Window shades are not an original concept. The concept has been in use since ancient times. A piece of light material is used to as a removable cover to protect the home or a building from the heat of the sun.
However, what solar shades offer is a different take on how shades can be improved and the concept updated for the 21st century. As explained by lhpinc.com, the difference is fundamental and out of the box.
Keeping the Heat In
The use of window shades has traditionally been from the inside a window. This is especially true if the window is made of glass. The biggest part of the shade is the fabric which is rated according to openness. Openness describes how much of the sun’s rays the fabric allows. A high openness factor equivalent to 11% to 14% helps reduce glare and allows for the best visibility. Medium openness of 7% to 10% provides the view as well as protection from UV rays. Low openness of 3% to 5% blocks more of the sunlight and affords greater privacy, as well as blocking most of the view.
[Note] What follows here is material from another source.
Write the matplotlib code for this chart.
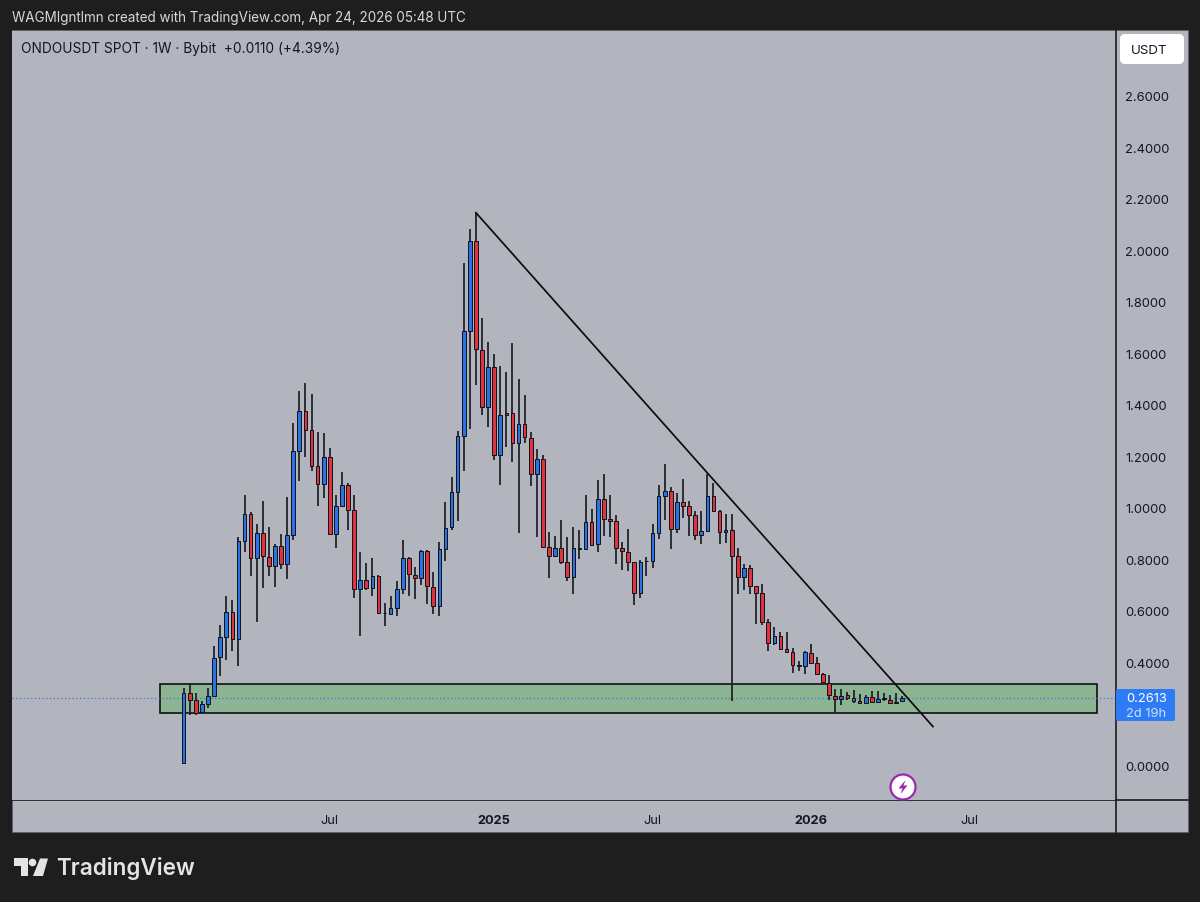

Traditional window shades can be raised or lowered by pulling it up, with the use of a cranking mechanism, or with remote control. Studies show that a home loses approximately 25% of its heat through the windows. Blinds and shades help keep the heat in by serving as a barrier between the room’s air and the window.
Keeping the Heat Out
There are also circumstances when it would help to keep the heat out. This is done by installing the shades outside of the window. In this manner, the shades absorb sunlight and the heat, before it hits the glass window. It’s the same effect as the indoor shades. External shades also work well with covered patios, in keeping the area cool.